Michael R. Watts, 2015, The Dissenters: Volume III: the Crisis and Conscience of Nonconformity, p. 149-150

Despite the Scottish heritage of whisky drinking, Presbyterians were strong supporters of temperance and prohibition. They believed (with some justification) that ‘the demon drink’ was destructive of family life. The church was a stronghold of the temperance organisation the Band of Hope, founded in the 1840s, which encouraged youth … to sign a pledge to abstain from alcohol. Teetotallers also succeeded in persuading the church to use grape juice rather than fortified wine in the sacrament of communion.

The Band of Hope, Story: Presbyterian Church, The Encyclopedia of New Zealand

Origins of Woman’s Christian Temperance Union, 1873

Hillsboro, Ohio is credited with being the birthplace of the Woman’s Temperance Crusade. Dr. Dio Lewis gave a lecture on Temperance at the Hillsboro Music Hall on the evening of December 23, 1873. On the morning of December 24, 1873, under the leadership of Mrs. Eliza Thompson, daughter of a former governor and wife of a highly respected judge, seventy women arose from their knees and started from the Presbyterian church to the saloons…

In 50 days they had swept the liquor traffic out of 250 towns and villages.

WCTU – Our History

General Assembly of the United Presbyterian Church of North America, 1878

Individual Christians should use all proper means for the suppression of the liquor traffic. Legal prohibition, moral suasion and the practice of total abstinence are demanded. Vol. IV, p. 583, 1878.

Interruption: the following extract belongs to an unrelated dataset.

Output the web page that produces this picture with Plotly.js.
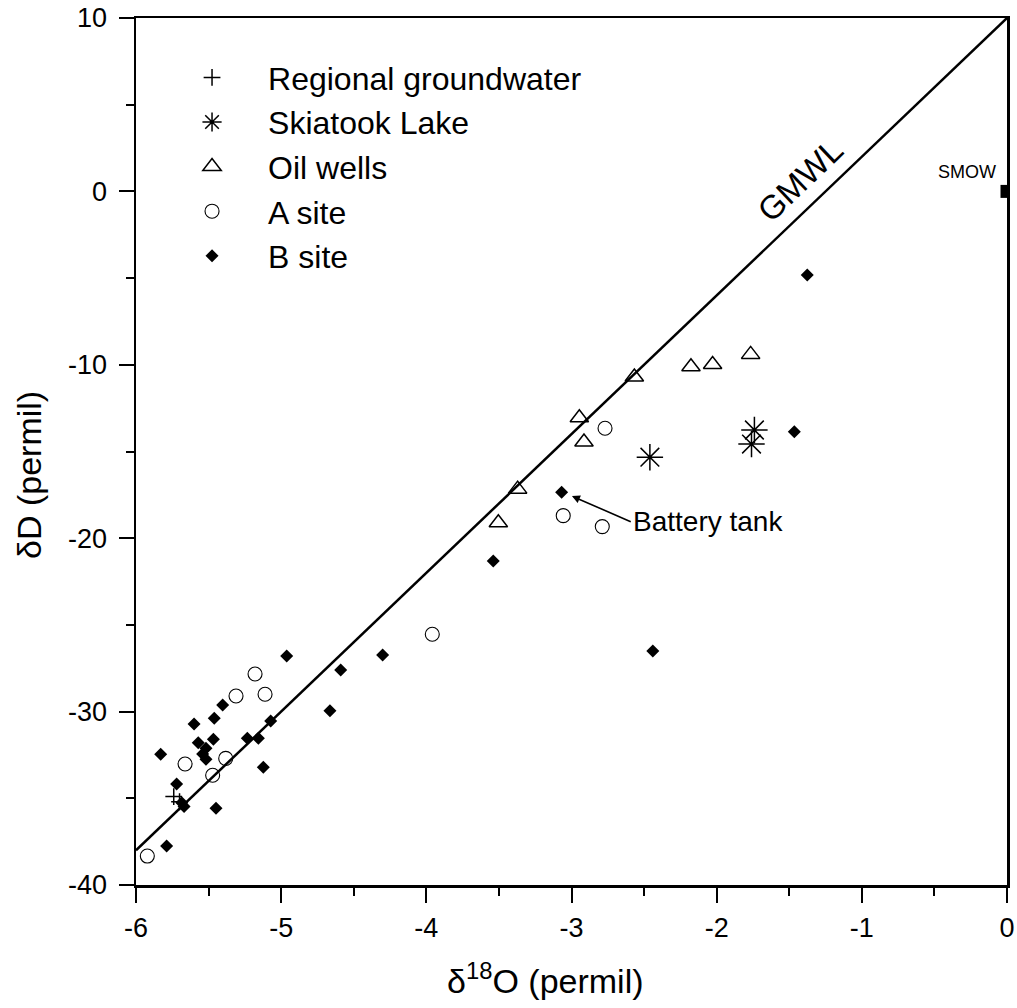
<!DOCTYPE html>
<html>
<head>
<meta charset="utf-8">
<script src="https://cdn.plot.ly/plotly-3.0.1.min.js"></script>
<style>html,body{margin:0;padding:0;background:#fff}</style>
</head>
<body>
<div id="chart" style="width:1017px;height:1008px"></div>
<script>
// ---- data (delta18O, deltaD in permil) ----
const regionalX = [-5.74, -5.70];
const regionalY = [-34.9, -35.2];

const lakeX = [-2.46, -1.74, -1.76];
const lakeY = [-15.33, -13.76, -14.57];

const oilX = [-2.567, -2.946, -2.914, -3.371, -3.504, -2.177, -2.028, -1.766];
const oilY = [-10.7, -13.05, -14.45, -17.17, -19.11, -10.11, -9.98, -9.40];

const aSiteX = [-5.180, -5.311, -5.111, -5.662, -5.382, -5.472, -5.922, -3.959, -2.769, -3.057, -2.788];
const aSiteY = [-27.83, -29.10, -29.00, -33.02, -32.70, -33.67, -38.33, -25.54, -13.66, -18.70, -19.33];

const bSiteX = [-4.962, -4.664, -5.403, -5.461, -5.600, -5.072, -5.467, -5.571, -5.518, -5.541, -5.518,
                -5.233, -5.157, -5.830, -5.123, -5.720, -5.685, -5.669, -5.449, -5.789,
                -3.539, -4.301, -4.590, -3.068, -1.376, -1.465, -2.44];
const bSiteY = [-26.79, -29.95, -29.62, -30.39, -30.71, -30.54, -31.60, -31.79, -32.12, -32.45, -32.75,
                -31.54, -31.54, -32.46, -33.21, -34.18, -35.25, -35.48, -35.58, -37.75,
                -21.32, -26.74, -27.60, -17.35, -4.82, -13.86, -26.5];

const gmwlX = [-6, 0];
const gmwlY = [-38, 10];

const smowX = [0];
const smowY = [0];

const xTickVals = [-6, -5, -4, -3, -2, -1, 0];
const xTickText = ['-6', '-5', '-4', '-3', '-2', '-1', '0'];
const yTickVals = [-40, -30, -20, -10, 0, 10];
const yTickText = ['-40', '-30', '-20', '-10', '0', '10'];

const seriesNames = ['Regional groundwater', 'Skiatook Lake', 'Oil wells', 'A site', 'B site'];

// ---- chart ----
const FONT = 'Arial, "Liberation Sans", sans-serif';
const BLACK = '#000000';

const traces = [
  {x: regionalX, y: regionalY, name: seriesNames[0], type: 'scatter', mode: 'markers',
   marker: {symbol: 'cross-thin-open', size: 12, color: BLACK, line: {color: BLACK, width: 1.5}}},
  {x: lakeX, y: lakeY, name: seriesNames[1], type: 'scatter', mode: 'markers',
   marker: {symbol: 'asterisk-open', size: 22, color: BLACK, line: {color: BLACK, width: 1.5}}},
  {x: oilX, y: oilY, name: seriesNames[2], type: 'scatter', mode: 'markers',
   marker: {symbol: 'triangle-up-open', size: 16, color: BLACK, line: {color: BLACK, width: 1.5}}},
  {x: aSiteX, y: aSiteY, name: seriesNames[3], type: 'scatter', mode: 'markers',
   marker: {symbol: 'circle-open', size: 14, color: BLACK, line: {color: BLACK, width: 1.1}}},
  {x: bSiteX, y: bSiteY, name: seriesNames[4], type: 'scatter', mode: 'markers',
   marker: {symbol: 'diamond', size: 10, color: BLACK, line: {width: 0}}},
  {x: gmwlX, y: gmwlY, name: 'GMWL', type: 'scatter', mode: 'lines', showlegend: false,
   line: {color: BLACK, width: 2.5}, hoverinfo: 'skip'},
  {x: smowX, y: smowY, name: 'SMOW', type: 'scatter', mode: 'markers', showlegend: false,
   cliponaxis: true, marker: {symbol: 'square', size: 13, color: BLACK}}
];

const axisCommon = {
  showgrid: false, zeroline: false, showline: true, mirror: true,
  linecolor: BLACK, linewidth: 2.5,
  ticks: 'outside', ticklen: 15, tickwidth: 2, tickcolor: BLACK,
  tickfont: {family: FONT, size: 27, color: BLACK},
  tickmode: 'array'
};

const layout = {
  width: 1017, height: 1008,
  margin: {l: 136, r: 10, t: 18, b: 123},
  paper_bgcolor: '#ffffff', plot_bgcolor: '#ffffff',
  font: {family: FONT, color: BLACK},
  showlegend: true,
  legend: {
    x: 0.023, y: 0.963, xanchor: 'left', yanchor: 'top',
    bgcolor: 'rgba(0,0,0,0)', borderwidth: 0,
    font: {family: FONT, size: 32, color: BLACK},
    itemwidth: 102, tracegroupgap: 0
  },
  xaxis: Object.assign({}, axisCommon, {
    range: [-6, 0], tickvals: xTickVals, ticktext: xTickText,
    ticklabelstandoff: 2,
    minor: {tickmode: 'linear', tick0: -6, dtick: 0.5, ticks: 'outside', ticklen: 8, tickwidth: 2, tickcolor: BLACK, showgrid: false}
  }),
  yaxis: Object.assign({}, axisCommon, {
    range: [-40, 10], tickvals: yTickVals, ticktext: yTickText,
    ticklabelstandoff: 6,
    minor: {tickmode: 'linear', tick0: -40, dtick: 5, ticks: 'outside', ticklen: 8, tickwidth: 2, tickcolor: BLACK, showgrid: false}
  }),
  annotations: [
    {text: 'δ<sup>18</sup>O (permil)', xref: 'paper', yref: 'paper', x: 0.4696, y: -0.1073,
     xanchor: 'center', yanchor: 'middle', showarrow: false, font: {family: FONT, size: 34, color: BLACK}},
    {text: 'δD (permil)', xref: 'paper', yref: 'paper', x: -0.1228, y: 0.473, textangle: -90,
     xanchor: 'center', yanchor: 'middle', showarrow: false, font: {family: FONT, size: 34, color: BLACK}},
    {text: 'GMWL', xref: 'x', yref: 'y', x: -1.42, y: 0.66, textangle: -43.7,
     xanchor: 'center', yanchor: 'middle', showarrow: false, font: {family: FONT, size: 33, color: BLACK}},
    {text: 'SMOW', xref: 'x', yref: 'y', x: -0.062, y: 1.12,
     xanchor: 'right', yanchor: 'middle', showarrow: false, font: {family: FONT, size: 18, color: BLACK}},
    {text: 'Battery tank', xref: 'x', yref: 'y', x: -2.997, y: -17.57,
     axref: 'x', ayref: 'y', ax: -2.592, ay: -19.05,
     xanchor: 'left', yanchor: 'middle', showarrow: true,
     arrowhead: 2, arrowsize: 1, arrowwidth: 1.6, arrowcolor: BLACK, standoff: 0,
     font: {family: FONT, size: 28, color: BLACK}}
  ]
};

Plotly.newPlot('chart', traces, layout, {displayModeBar: false, staticPlot: true});
</script>
</body>
</html>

Resolved, 1. That this General Assembly, in view of the many and terrible evils of intemperance, and the fact that the common traffic in, and the moderate use of intoxicants as a beverage, are the source of all these evils, hereby renews and reiterates all the action of our church on these subjects, and does most solemnly warn our people, and all over whom we have an influence, to avoid the use of intoxicants of any kind, and in any quantity, as a beverage; also against all complicity with the traffic, by furnishing money, selling materials directly to, or renting houses for, the manufacture or sale of intoxicants. Vol. V, p. 364, 1881.

Principal Acts and Deliverances, General Assembly United Presbyterian Church of North America from 1859 to 1891

Billy Sunday – Presbyterian Ordination, 1903

…prominent in the movement to prohibit liquor sales in the United States, Sunday reached the peak of his fame in his New York City revival of 1917, two years before prohibition became national policy by constitutional amendment…

1,000,000 “hit the sawdust trail” to come forward and profess their conversion to Christ as a result of his preaching.